Cette ambigüité tient aussi à certains points de doctrine : l’absence de « moi » qui justifie le sacrifice, le relativisme éthique qui découle de l’importance donnée à l’intention, la théorie des deux vérités qui juxtapose le prêtre et le guerrier et celle de la compassion. Enfin, suprême excuse, le Buddha a prévu qu’après lui, le bouddhisme entrerait en déclin et que les violences seraient un « signe des temps », la preuve que la fin est proche.

Il n’est pas inutile de terminer par une note optimiste. Le 29 mai 2009, Benoît XVI recevait le nouvel ambassadeur de Mongolie⁠[2], un pays qui compte trois millions d’habitants, en majorité bouddhistes tibétains. Cette ancienne république communiste s’est dotée en 1990 d’une constitution qui garantit la liberté religieuse. De ce fait, en 1992, des relations diplomatiques ont été établies avec le Saint-Siège et les premiers missionnaires⁠[3] sont arrivés sur une terre où pratiquement personne n’avait entendu parler de Jésus.⁠[4] Le Saint Père a salué « l’ouverture du peuple mongol qui conserve précieusement les traditions religieuses transmises de générations en générations, et qui fait preuve d’un profond respect pour les traditions qui ne sont pas les siennes ». Il a ensuite exprimé sa reconnaissance au gouvernement et aux autorités civiles qui ont tout fait « pour que cela puisse se réaliser ».⁠[5] Deux éléments importants apparaissent donc dans cette allocution : d’une part, une culture ouverte et d’autre part, comme garant suprême de cette ouverture un État qui tient au droit fondamental de la liberté religieuse et qui ne se confond pas avec le pouvoir religieux fût-il majoritaire.⁠[6]


1. FAURE B., op. cit., pp. 150-155.
2. Danzannorov Boldbaatar.
3. Un Belge et deux Philippins.
4. En 2009, la Mongolie comptait plusieurs centaines de catholiques et un évêque. Une centaine de personnes sont baptisées chaque année.
5. Cf. Zenit.org, 29-5-2009.
6. La notion de liberté religieuse est loin d’être acquise en pays officiellement bouddhiste. Au Laos, par exemple, les autorités surveillent de très près et souvent entravent les activités religieuses des catholiques qui n’étaient pourtant que 43.000 en 2011, sur une population de six millions d’habitants.
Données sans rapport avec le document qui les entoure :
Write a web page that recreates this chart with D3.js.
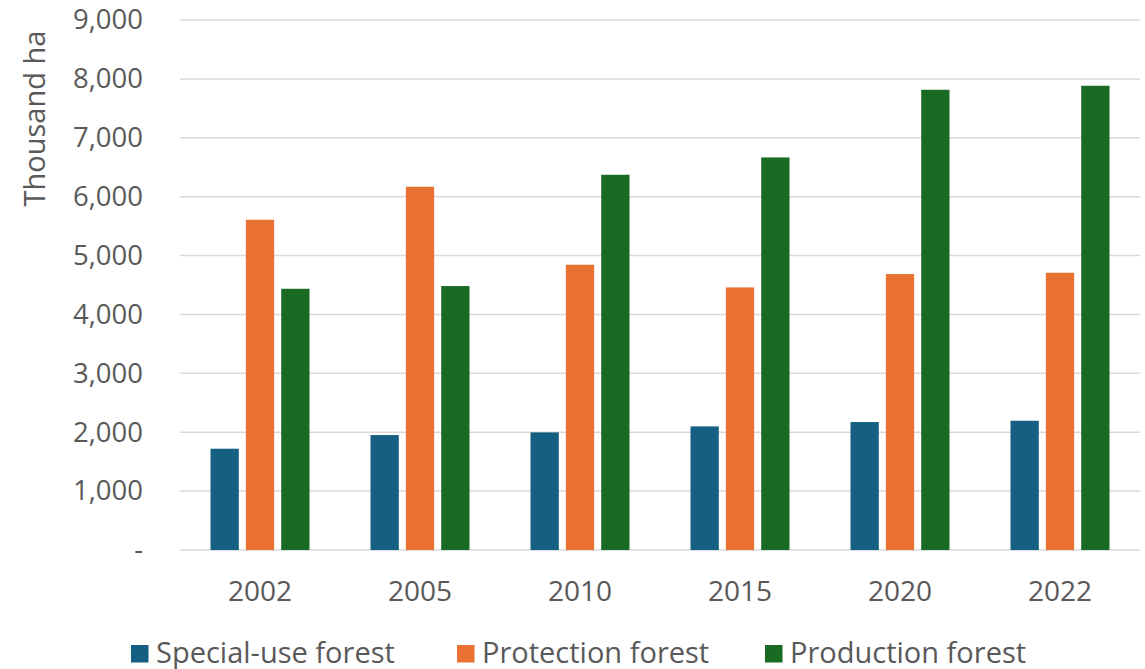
<!DOCTYPE html>
<html>
<head>
<meta charset="utf-8">
<script src="https://cdn.jsdelivr.net/npm/d3@7"></script>
<style>
  html, body { margin: 0; padding: 0; background: #fff; }
  svg { display: block; }
  text { font-family: "Open Sans", "Liberation Sans", Arial, sans-serif; fill: #595959; }
</style>
</head>
<body>
<svg id="chart" width="1145" height="669"></svg>
<script>
// Forest area by category (thousand ha)
const years = ["2002", "2005", "2010", "2015", "2020", "2022"];
const seriesNames = ["Special-use forest", "Protection forest", "Production forest"];
const specialUse = [1720, 1952, 1997, 2099, 2173, 2195];
const protection = [5608, 6168, 4844, 4459, 4686, 4708];
const production = [4436, 4482, 6372, 6666, 7815, 7883];
const yTicks = [0, 1000, 2000, 3000, 4000, 5000, 6000, 7000, 8000, 9000];
const colors = ["#156082", "#E97132", "#196B24"];

const seriesValues = [specialUse, protection, production];
const rows = years.map((y, i) => ({
  year: y,
  values: seriesNames.map((name, s) => ({ name, value: seriesValues[s][i], color: colors[s] }))
}));

const svg = d3.select("#chart");
const margin = { left: 180, right: 5, top: 20, bottom: 119 };
const W = 1145, H = 669;
const plotW = W - margin.left - margin.right;
const plotH = H - margin.top - margin.bottom;

const x = d3.scaleBand().domain(years).range([margin.left, margin.left + plotW]).padding(0);
const groupW = 99;
const xInner = d3.scaleBand().domain(seriesNames).range([0, groupW]).paddingInner(0.2);
const y = d3.scaleLinear().domain([0, 9000]).range([margin.top + plotH, margin.top]);

// horizontal gridlines
svg.append("g")
  .selectAll("line")
  .data(yTicks)
  .join("line")
  .attr("x1", margin.left)
  .attr("x2", margin.left + plotW)
  .attr("y1", d => y(d))
  .attr("y2", d => y(d))
  .attr("stroke", "#D9D9D9")
  .attr("stroke-width", 1.5);

// y axis labels
const yAxis = d3.axisLeft(y)
  .tickValues(yTicks)
  .tickSize(0)
  .tickPadding(0)
  .tickFormat(d => d === 0 ? "-" : d3.format(",")(d));
const yG = svg.append("g")
  .attr("transform", `translate(${margin.left - 37},0)`)
  .call(yAxis);
yG.select(".domain").remove();
yG.selectAll("text")
  .attr("font-size", 27.5)
  .attr("font-family", null)
  .attr("fill", "#595959");

// x axis labels
const xAxis = d3.axisBottom(x).tickSize(0).tickPadding(0);
const xG = svg.append("g")
  .attr("transform", `translate(0,${margin.top + plotH})`)
  .call(xAxis);
xG.select(".domain").remove();
xG.selectAll("text")
  .attr("font-size", 28)
  .attr("font-family", null)
  .attr("fill", "#595959")
  .attr("y", 50.5)
  .attr("dy", null);

// bars
const groups = svg.append("g")
  .selectAll("g")
  .data(rows)
  .join("g")
  .attr("transform", d => `translate(${x(d.year) + (x.bandwidth() - groupW) / 2},0)`);

groups.selectAll("rect")
  .data(d => d.values)
  .join("rect")
  .attr("x", d => xInner(d.name))
  .attr("width", xInner.bandwidth())
  .attr("y", d => y(d.value))
  .attr("height", d => y(0) - y(d.value))
  .attr("fill", d => d.color);

// y axis title
svg.append("text")
  .attr("transform", "translate(45,118.5) rotate(-90)")
  .attr("text-anchor", "middle")
  .attr("font-size", 29)
  .text("Thousand ha");

// legend
const legendItems = [
  { name: seriesNames[0], color: colors[0], x: 131 },
  { name: seriesNames[1], color: colors[1], x: 457 },
  { name: seriesNames[2], color: colors[2], x: 765 }
];
const lg = svg.append("g").selectAll("g").data(legendItems).join("g")
  .attr("transform", d => `translate(${d.x},645)`);
lg.append("rect").attr("width", 17.5).attr("height", 17.5).attr("fill", d => d.color);
lg.append("text")
  .attr("x", 25)
  .attr("y", 17.7)
  .attr("font-size", 29)
  .text(d => d.name);
</script>
</body>
</html>
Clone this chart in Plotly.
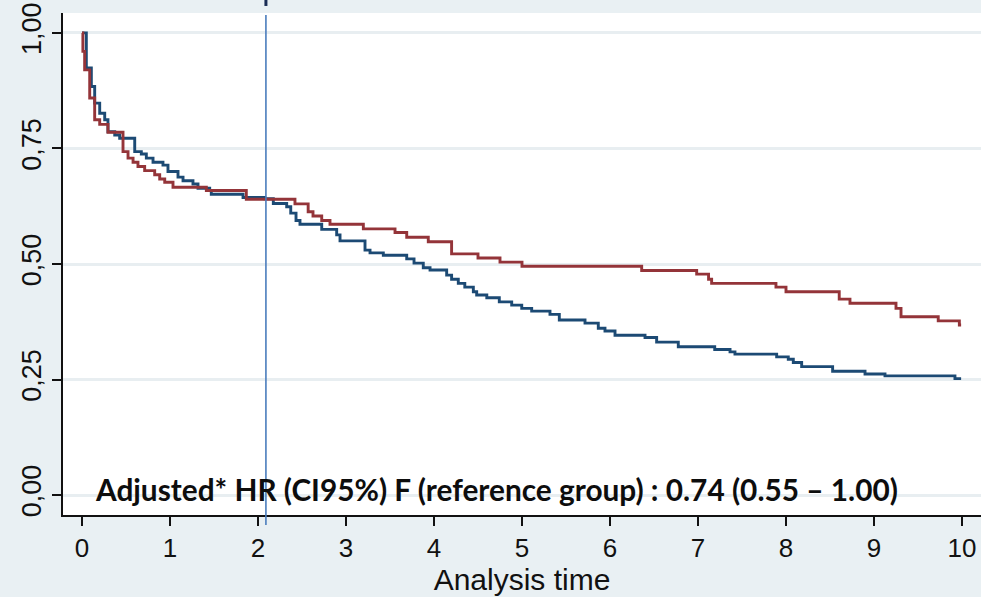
import plotly.graph_objects as go

# Kaplan-Meier step data (time, survival)
blue_time = [0.0, 0.049, 0.106, 0.144, 0.201, 0.258, 0.295, 0.372, 0.428, 0.599, 0.674, 0.731,
             0.807, 0.920, 0.977, 1.091, 1.148, 1.261, 1.318, 1.451, 1.469, 1.83, 2.076, 2.174,
             2.326, 2.372, 2.432, 2.477, 2.724, 2.894, 2.932, 3.216, 3.273, 3.424, 3.69, 3.773,
             3.878, 3.955, 4.144, 4.20, 4.276, 4.35, 4.447, 4.485, 4.60, 4.742, 4.883, 4.997,
             5.11, 5.318, 5.424, 5.716, 5.867, 5.943, 6.057, 6.398, 6.53, 6.776, 7.19, 7.364,
             7.42, 7.894, 8.026, 8.083, 8.178, 8.53, 8.898, 9.125, 9.92, 9.99]
blue_surv = [1.0, 0.924, 0.884, 0.848, 0.826, 0.812, 0.786, 0.779, 0.772, 0.743, 0.738, 0.729,
             0.720, 0.714, 0.700, 0.688, 0.680, 0.673, 0.664, 0.659, 0.651, 0.644, 0.641, 0.631,
             0.624, 0.610, 0.594, 0.586, 0.575, 0.563, 0.550, 0.530, 0.524, 0.519, 0.511, 0.502,
             0.492, 0.487, 0.476, 0.467, 0.458, 0.450, 0.440, 0.433, 0.427, 0.418, 0.411, 0.404,
             0.398, 0.391, 0.379, 0.372, 0.361, 0.355, 0.346, 0.341, 0.331, 0.321, 0.315, 0.310,
             0.305, 0.299, 0.294, 0.287, 0.278, 0.268, 0.262, 0.258, 0.252, 0.252]

red_time = [0.0, 0.01, 0.03, 0.0875, 0.144, 0.201, 0.295, 0.466, 0.523, 0.580, 0.636, 0.712,
            0.826, 0.883, 0.940, 1.034, 1.413, 1.867, 2.42, 2.57, 2.625, 2.724, 2.818, 3.197,
            3.557, 3.69, 3.935, 4.20, 4.50, 4.75, 5.00, 6.36, 6.985, 7.12, 7.155, 7.886, 8.0,
            8.605, 8.727, 9.25, 9.307, 9.73, 9.97, 9.99]
red_surv = [1.0, 0.96, 0.92, 0.859, 0.812, 0.802, 0.785, 0.743, 0.729, 0.720, 0.711, 0.702,
            0.693, 0.684, 0.677, 0.666, 0.659, 0.640, 0.630, 0.613, 0.604, 0.594, 0.586, 0.576,
            0.568, 0.558, 0.548, 0.522, 0.513, 0.504, 0.495, 0.486, 0.478, 0.467, 0.458, 0.450,
            0.440, 0.424, 0.415, 0.404, 0.386, 0.377, 0.368, 0.368]

x_ticks = [0, 1, 2, 3, 4, 5, 6, 7, 8, 9, 10]
y_ticks = [0.0, 0.25, 0.5, 0.75, 1.0]
y_tick_labels = ["0,00", "0,25", "0,50", "0,75", "1,00"]
marker_time = 2.09
annotation_text = "Adjusted* HR (CI95%) F (reference group) : 0.74 (0.55 \u2013 1.00)"

BG = "#e9f0f3"
fig = go.Figure()
fig.add_trace(go.Scatter(x=blue_time, y=blue_surv, mode="lines", line_shape="hv",
                         line=dict(color="#1c4a74", width=2.9), showlegend=False))
fig.add_trace(go.Scatter(x=red_time, y=red_surv, mode="lines", line_shape="hv",
                         line=dict(color="#943439", width=2.9), showlegend=False))

fig.add_shape(type="line", xref="x", yref="paper", x0=marker_time, x1=marker_time,
              y0=-0.02, y1=0.996, line=dict(color="#4a7dbd", width=1.6))
fig.add_shape(type="line", xref="x", yref="paper", x0=marker_time, x1=marker_time,
              y0=1.014, y1=1.03, line=dict(color="#1a2d55", width=3))

fig.add_annotation(x=0.4717, xref="paper", y=0.013, yref="y", text="<b>" + annotation_text + "</b>",
                   showarrow=False, font=dict(family="Lato", size=29.8, color="#0d0d0d"))

fig.update_layout(
    width=981, height=597,
    margin=dict(l=63, r=0, t=13, b=82),
    paper_bgcolor=BG, plot_bgcolor="white",
    font=dict(family="Liberation Sans, Arial", size=26, color="#111111"),
    xaxis=dict(range=[-0.216, 10.216], tickvals=x_ticks, ticks="outside", ticklen=9,
               tickwidth=1.5, tickcolor="#111111", showline=True, linecolor="#111111",
               linewidth=1.5, showgrid=False, zeroline=False,
               title=dict(text="Analysis time", standoff=0, font=dict(size=30)),
               tickfont=dict(size=26)),
    yaxis=dict(range=[-0.043, 1.043], tickvals=y_ticks, ticktext=y_tick_labels,
               tickangle=-90, ticks="outside", ticklen=9, tickwidth=1.5,
               tickcolor="#111111", showline=True, linecolor="#111111", linewidth=1.5,
               showgrid=True, gridcolor="#e8eef1", gridwidth=2.5, zeroline=False,
               tickfont=dict(size=27)),
)

fig.write_html("out.html", config={"displayModeBar": False},
               post_script="document.body.style.margin='0';document.body.style.overflow='hidden';")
Les chrétiens ne sont pas les seuls à être souvent discriminés voire persécutés: Depuis plusieurs années, les musulmans sont la cible des bouddhistes en Birmanie et au Sri Lanka à tel point que le Dalaï Lama a dû, en 2014, demander aux bouddhistes d’arrêter leurs violences. (Cf. La-Croix.com, 7 juillet 2014). Encore aujourd’hui, (2020), les rohinghyas, minorité musulmane, ont fui au Bangadesh la répression exercée contre eux par le gouvernement du Myanmar (Birmanie). (Cf. amnesty.fr).